GIVEN PROBLEM: Please give the entries again in full and exactly, without any picture.

EXERCISE DATA:
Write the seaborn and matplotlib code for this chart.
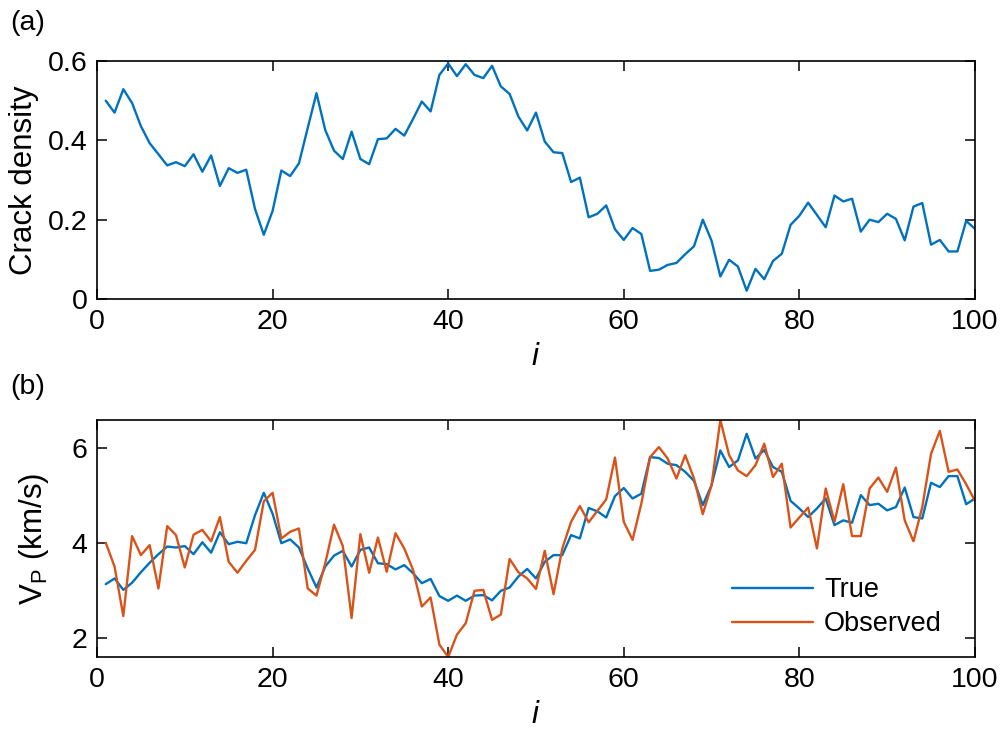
import numpy as np
import pandas as pd
import matplotlib
matplotlib.use("Agg")
import matplotlib.pyplot as plt
import seaborn as sns

# ---- data ----
idx = list(range(1, 101))

crack_density = [
    0.500, 0.470, 0.529, 0.494, 0.436, 0.393, 0.365, 0.337, 0.345, 0.335,
    0.365, 0.321, 0.362, 0.285, 0.330, 0.318, 0.326, 0.227, 0.162, 0.222,
    0.324, 0.310, 0.342, 0.431, 0.519, 0.426, 0.374, 0.353, 0.422, 0.353,
    0.340, 0.403, 0.405, 0.429, 0.412, 0.454, 0.498, 0.473, 0.565, 0.594,
    0.562, 0.592, 0.565, 0.557, 0.588, 0.536, 0.517, 0.460, 0.425, 0.470,
    0.397, 0.370, 0.368, 0.295, 0.306, 0.206, 0.215, 0.236, 0.176, 0.149,
    0.179, 0.164, 0.071, 0.074, 0.086, 0.091, 0.113, 0.133, 0.200, 0.147,
    0.057, 0.099, 0.082, 0.021, 0.076, 0.050, 0.096, 0.114, 0.187, 0.210,
    0.243, 0.212, 0.181, 0.261, 0.246, 0.253, 0.170, 0.200, 0.194, 0.215,
    0.202, 0.148, 0.233, 0.242, 0.137, 0.149, 0.120, 0.120, 0.197, 0.177,
]

vp_true = [
    3.13, 3.25, 3.01, 3.16, 3.38, 3.58, 3.76, 3.92, 3.90, 3.93,
    3.76, 4.01, 3.79, 4.22, 3.97, 4.02, 3.99, 4.58, 5.05, 4.61,
    3.99, 4.07, 3.90, 3.46, 3.06, 3.50, 3.73, 3.83, 3.50, 3.85,
    3.90, 3.57, 3.55, 3.44, 3.53, 3.36, 3.15, 3.24, 2.88, 2.78,
    2.89, 2.78, 2.89, 2.90, 2.79, 2.99, 3.06, 3.29, 3.45, 3.25,
    3.60, 3.74, 3.74, 4.16, 4.09, 4.73, 4.66, 4.53, 4.98, 5.15,
    4.93, 5.03, 5.80, 5.78, 5.66, 5.63, 5.49, 5.30, 4.79, 5.21,
    5.94, 5.59, 5.73, 6.29, 5.77, 5.95, 5.59, 5.49, 4.88, 4.72,
    4.54, 4.72, 4.93, 4.37, 4.47, 4.42, 5.00, 4.79, 4.82, 4.68,
    4.75, 5.16, 4.54, 4.51, 5.26, 5.17, 5.40, 5.40, 4.81, 4.93,
]

vp_observed = [
    4.00, 3.50, 2.46, 4.14, 3.74, 3.95, 3.04, 4.35, 4.16, 3.48,
    4.17, 4.27, 4.03, 4.54, 3.60, 3.37, 3.62, 3.85, 4.87, 5.05,
    4.09, 4.23, 4.30, 3.04, 2.89, 3.57, 4.38, 3.93, 2.42, 4.18,
    3.37, 4.11, 3.39, 4.20, 3.88, 3.43, 2.66, 2.85, 1.86, 1.60,
    2.07, 2.31, 2.99, 3.01, 2.38, 2.49, 3.66, 3.38, 3.25, 3.03,
    3.83, 2.92, 3.88, 4.44, 4.77, 4.43, 4.67, 4.91, 5.79, 4.44,
    4.06, 4.82, 5.80, 6.01, 5.77, 5.35, 5.84, 5.35, 4.60, 5.21,
    6.58, 5.84, 5.52, 5.40, 5.63, 6.08, 5.38, 5.66, 4.32, 4.53,
    4.74, 3.88, 5.14, 4.44, 5.23, 4.14, 4.14, 5.14, 5.37, 5.07,
    5.58, 4.47, 4.03, 4.75, 5.87, 6.35, 5.49, 5.54, 5.23, 4.88,
]

series_names = ["True", "Observed"]
colors = ["#0072BD", "#D95319"]

# ---- style ----
sns.set_theme(style="ticks")
plt.rcParams["font.family"] = ["Liberation Sans", "DejaVu Sans"]
plt.rcParams["mathtext.fontset"] = "custom"
plt.rcParams["mathtext.rm"] = "Liberation Sans"
plt.rcParams["mathtext.it"] = "Liberation Sans:italic"
plt.rcParams["text.color"] = "black"
plt.rcParams["axes.labelcolor"] = "black"
plt.rcParams["xtick.color"] = "black"
plt.rcParams["ytick.color"] = "black"
plt.rcParams["axes.edgecolor"] = "black"

fig = plt.figure(figsize=(10.05, 7.4), dpi=100)
ax1 = fig.add_axes([0.0965, 0.5959, 0.8736, 0.3216])
ax2 = fig.add_axes([0.0965, 0.1122, 0.8736, 0.3203])

lw = 1.7
df_top = pd.DataFrame({"i": idx, "crack": crack_density})
sns.lineplot(data=df_top, x="i", y="crack", ax=ax1, color=colors[0], lw=lw)

df_bot = pd.DataFrame({
    "i": idx * 2,
    "vp": vp_true + vp_observed,
    "series": [series_names[0]] * len(idx) + [series_names[1]] * len(idx),
})
sns.lineplot(data=df_bot, x="i", y="vp", hue="series", palette=colors,
             hue_order=series_names, ax=ax2, lw=lw)

fs_tick = 20.5
fs_leg = 19.5
fs_lab = 22.5
for ax in (ax1, ax2):
    ax.set_xlim(0, 100)
    ax.set_xticks([0, 20, 40, 60, 80, 100])
    ax.tick_params(direction="in", top=True, right=True, length=7, width=1.1,
                   labelsize=fs_tick, pad=7, colors="black")
    for sp in ax.spines.values():
        sp.set_visible(True)
        sp.set_linewidth(1.2)
        sp.set_color("black")
    ax.set_xlabel("$i$", fontsize=fs_lab, labelpad=5)

ax1.set_ylim(0, 0.6)
ax1.set_yticks([0, 0.2, 0.4, 0.6])
ax1.set_yticklabels(["0", "0.2", "0.4", "0.6"])
ax1.set_ylabel("Crack density", fontsize=fs_lab, labelpad=6)

ax2.set_ylim(min(vp_observed + vp_true), max(vp_observed + vp_true))
ax2.set_yticks([2, 4, 6])
ax2.set_ylabel("V$_\\mathrm{P}$ (km/s)", fontsize=fs_lab, labelpad=15)

leg = ax2.legend(loc="lower right", bbox_to_anchor=(0.99, -0.02), frameon=False,
                 fontsize=fs_leg, handlelength=3.0, handletextpad=0.4,
                 labelspacing=0.3, labelcolor="black")

fig.text(0.01, 0.960, "(a)", fontsize=fs_tick, color="black")
fig.text(0.01, 0.467, "(b)", fontsize=fs_tick, color="black")

fig.savefig("out.png", dpi=100)
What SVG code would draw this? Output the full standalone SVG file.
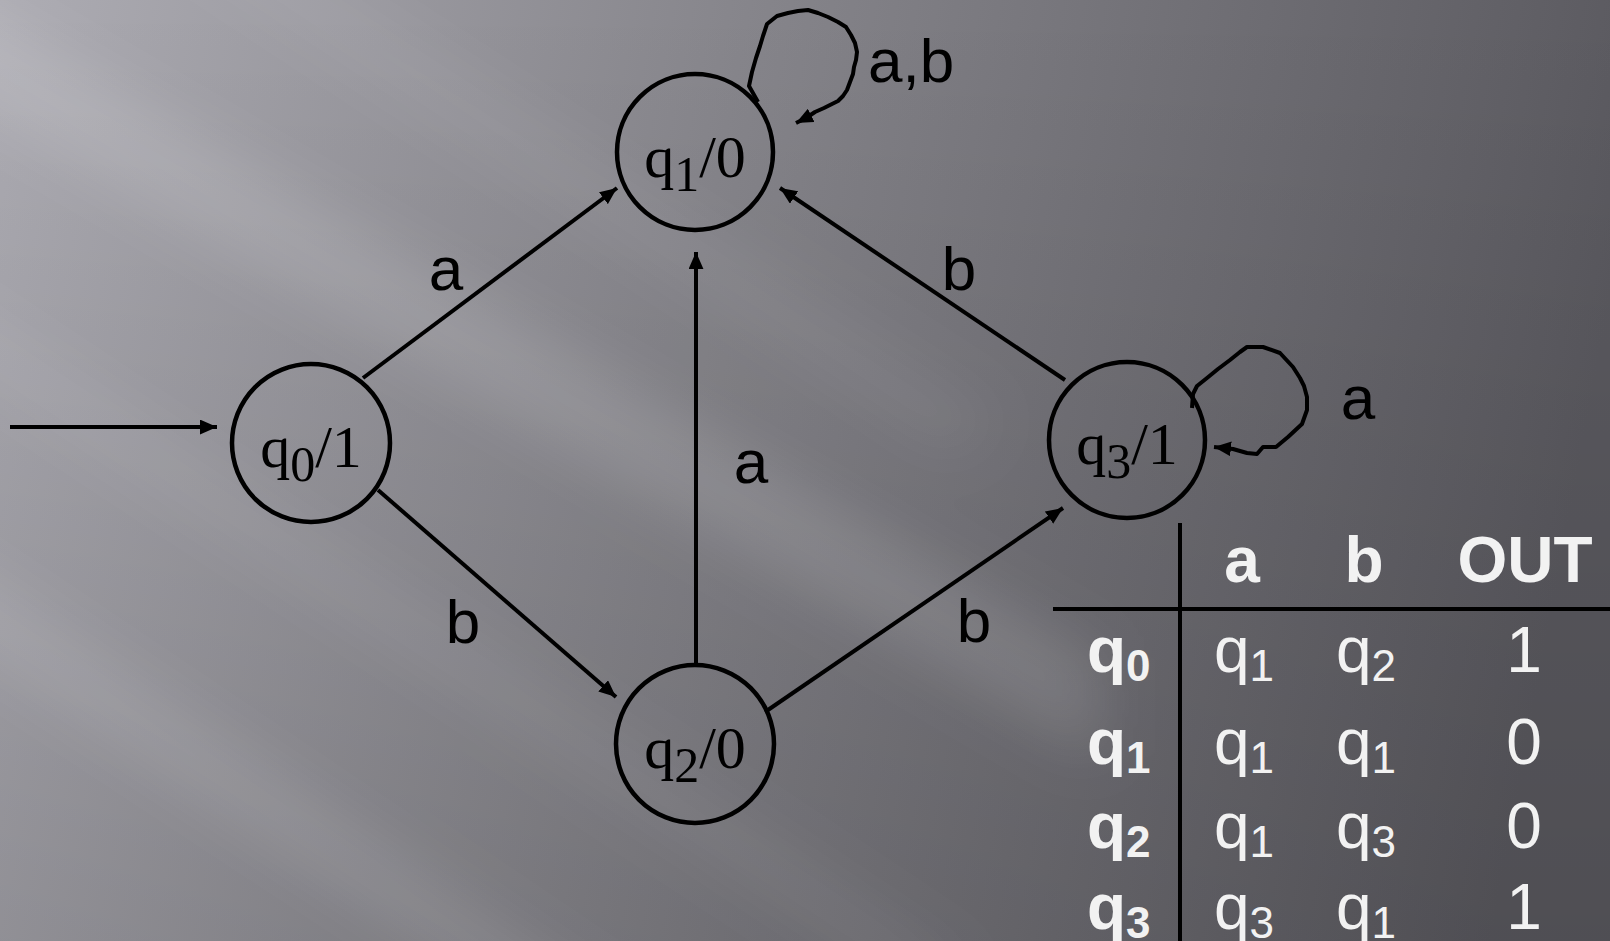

EXERCISE ANSWER:
Write the seaborn and matplotlib code for this chart.
import numpy as np
import pandas as pd
import matplotlib
matplotlib.use("Agg")
import matplotlib.pyplot as plt
import seaborn as sns

# ---- data ----
idx = list(range(1, 101))

crack_density = [
    0.500, 0.470, 0.529, 0.494, 0.436, 0.393, 0.365, 0.337, 0.345, 0.335,
    0.365, 0.321, 0.362, 0.285, 0.330, 0.318, 0.326, 0.227, 0.162, 0.222,
    0.324, 0.310, 0.342, 0.431, 0.519, 0.426, 0.374, 0.353, 0.422, 0.353,
    0.340, 0.403, 0.405, 0.429, 0.412, 0.454, 0.498, 0.473, 0.565, 0.594,
    0.562, 0.592, 0.565, 0.557, 0.588, 0.536, 0.517, 0.460, 0.425, 0.470,
    0.397, 0.370, 0.368, 0.295, 0.306, 0.206, 0.215, 0.236, 0.176, 0.149,
    0.179, 0.164, 0.071, 0.074, 0.086, 0.091, 0.113, 0.133, 0.200, 0.147,
    0.057, 0.099, 0.082, 0.021, 0.076, 0.050, 0.096, 0.114, 0.187, 0.210,
    0.243, 0.212, 0.181, 0.261, 0.246, 0.253, 0.170, 0.200, 0.194, 0.215,
    0.202, 0.148, 0.233, 0.242, 0.137, 0.149, 0.120, 0.120, 0.197, 0.177,
]

vp_true = [
    3.13, 3.25, 3.01, 3.16, 3.38, 3.58, 3.76, 3.92, 3.90, 3.93,
    3.76, 4.01, 3.79, 4.22, 3.97, 4.02, 3.99, 4.58, 5.05, 4.61,
    3.99, 4.07, 3.90, 3.46, 3.06, 3.50, 3.73, 3.83, 3.50, 3.85,
    3.90, 3.57, 3.55, 3.44, 3.53, 3.36, 3.15, 3.24, 2.88, 2.78,
    2.89, 2.78, 2.89, 2.90, 2.79, 2.99, 3.06, 3.29, 3.45, 3.25,
    3.60, 3.74, 3.74, 4.16, 4.09, 4.73, 4.66, 4.53, 4.98, 5.15,
    4.93, 5.03, 5.80, 5.78, 5.66, 5.63, 5.49, 5.30, 4.79, 5.21,
    5.94, 5.59, 5.73, 6.29, 5.77, 5.95, 5.59, 5.49, 4.88, 4.72,
    4.54, 4.72, 4.93, 4.37, 4.47, 4.42, 5.00, 4.79, 4.82, 4.68,
    4.75, 5.16, 4.54, 4.51, 5.26, 5.17, 5.40, 5.40, 4.81, 4.93,
]

vp_observed = [
    4.00, 3.50, 2.46, 4.14, 3.74, 3.95, 3.04, 4.35, 4.16, 3.48,
    4.17, 4.27, 4.03, 4.54, 3.60, 3.37, 3.62, 3.85, 4.87, 5.05,
    4.09, 4.23, 4.30, 3.04, 2.89, 3.57, 4.38, 3.93, 2.42, 4.18,
    3.37, 4.11, 3.39, 4.20, 3.88, 3.43, 2.66, 2.85, 1.86, 1.60,
    2.07, 2.31, 2.99, 3.01, 2.38, 2.49, 3.66, 3.38, 3.25, 3.03,
    3.83, 2.92, 3.88, 4.44, 4.77, 4.43, 4.67, 4.91, 5.79, 4.44,
    4.06, 4.82, 5.80, 6.01, 5.77, 5.35, 5.84, 5.35, 4.60, 5.21,
    6.58, 5.84, 5.52, 5.40, 5.63, 6.08, 5.38, 5.66, 4.32, 4.53,
    4.74, 3.88, 5.14, 4.44, 5.23, 4.14, 4.14, 5.14, 5.37, 5.07,
    5.58, 4.47, 4.03, 4.75, 5.87, 6.35, 5.49, 5.54, 5.23, 4.88,
]

series_names = ["True", "Observed"]
colors = ["#0072BD", "#D95319"]

# ---- style ----
sns.set_theme(style="ticks")
plt.rcParams["font.family"] = ["Liberation Sans", "DejaVu Sans"]
plt.rcParams["mathtext.fontset"] = "custom"
plt.rcParams["mathtext.rm"] = "Liberation Sans"
plt.rcParams["mathtext.it"] = "Liberation Sans:italic"
plt.rcParams["text.color"] = "black"
plt.rcParams["axes.labelcolor"] = "black"
plt.rcParams["xtick.color"] = "black"
plt.rcParams["ytick.color"] = "black"
plt.rcParams["axes.edgecolor"] = "black"

fig = plt.figure(figsize=(10.05, 7.4), dpi=100)
ax1 = fig.add_axes([0.0965, 0.5959, 0.8736, 0.3216])
ax2 = fig.add_axes([0.0965, 0.1122, 0.8736, 0.3203])

lw = 1.7
df_top = pd.DataFrame({"i": idx, "crack": crack_density})
sns.lineplot(data=df_top, x="i", y="crack", ax=ax1, color=colors[0], lw=lw)

df_bot = pd.DataFrame({
    "i": idx * 2,
    "vp": vp_true + vp_observed,
    "series": [series_names[0]] * len(idx) + [series_names[1]] * len(idx),
})
sns.lineplot(data=df_bot, x="i", y="vp", hue="series", palette=colors,
             hue_order=series_names, ax=ax2, lw=lw)

fs_tick = 20.5
fs_leg = 19.5
fs_lab = 22.5
for ax in (ax1, ax2):
    ax.set_xlim(0, 100)
    ax.set_xticks([0, 20, 40, 60, 80, 100])
    ax.tick_params(direction="in", top=True, right=True, length=7, width=1.1,
                   labelsize=fs_tick, pad=7, colors="black")
    for sp in ax.spines.values():
        sp.set_visible(True)
        sp.set_linewidth(1.2)
        sp.set_color("black")
    ax.set_xlabel("$i$", fontsize=fs_lab, labelpad=5)

ax1.set_ylim(0, 0.6)
ax1.set_yticks([0, 0.2, 0.4, 0.6])
ax1.set_yticklabels(["0", "0.2", "0.4", "0.6"])
ax1.set_ylabel("Crack density", fontsize=fs_lab, labelpad=6)

ax2.set_ylim(min(vp_observed + vp_true), max(vp_observed + vp_true))
ax2.set_yticks([2, 4, 6])
ax2.set_ylabel("V$_\\mathrm{P}$ (km/s)", fontsize=fs_lab, labelpad=15)

leg = ax2.legend(loc="lower right", bbox_to_anchor=(0.99, -0.02), frameon=False,
                 fontsize=fs_leg, handlelength=3.0, handletextpad=0.4,
                 labelspacing=0.3, labelcolor="black")

fig.text(0.01, 0.960, "(a)", fontsize=fs_tick, color="black")
fig.text(0.01, 0.467, "(b)", fontsize=fs_tick, color="black")

fig.savefig("out.png", dpi=100)
What SVG code would draw this? Output the full standalone SVG file.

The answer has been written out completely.